IX. 1 But, as we have said, that leagues made with a view to mutual help in all wars alike, without distinction of the cause, are unlawful; so no kind of life is more disreputable than that of those who act as soldiers for pay merely, without regard to the cause; whose motto is, the right is where the best pay is: as Plato proves from Tyrteus. This is the reproach which Philip cast upon the Etolians, and Dionysius of Miletus upon the Arcadians; saying, that there was a market where the Arcadians made a profit of the misfortunes of the Greeks. As Antiphanes says, It is a wretched life to be ready to die in order to live. So Dio Prusæensis.

2 But that they sell their own lives is little, if it were not that they sell too the lives of other innocent men: and in this way they are worse than the hangman, in proportion as it is worse to kill men without a cause than for a cause: as Antisthenes says that executioners 289are more respectable than tyrants, for they kill guilty, these, innocent men.
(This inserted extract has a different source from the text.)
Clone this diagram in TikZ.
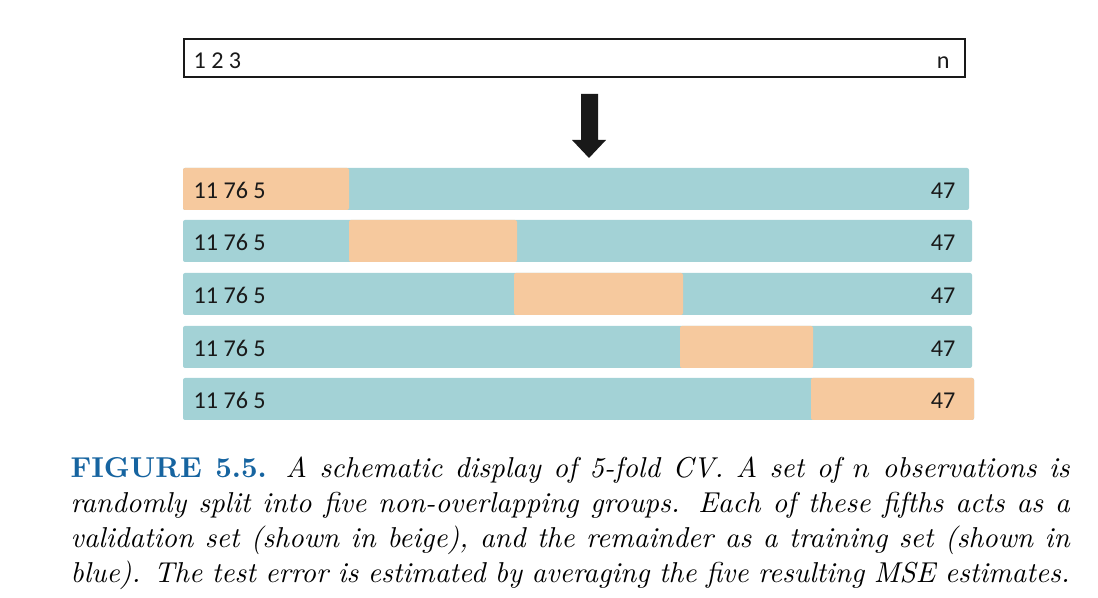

Philip of Macedon (the greater) said that for those whose gain was in a soldier’s life, peace was war, and war, peace.

3 War is not one of the arts of life. On the contrary, it is a thing so horrible, that nothing but the highest necessity or the deepest charity can make it be right: as may be understood from what we have said in the last chapter but one. Augustine says, to be a soldier is not a sin, but to be a soldier for plunder, is.

X. And not for plunder only, but for pay, if that be regarded solely or principally; though in the other case, it is allowable to receive pay. St Paul says, Whogoeth to warfare at his own charge?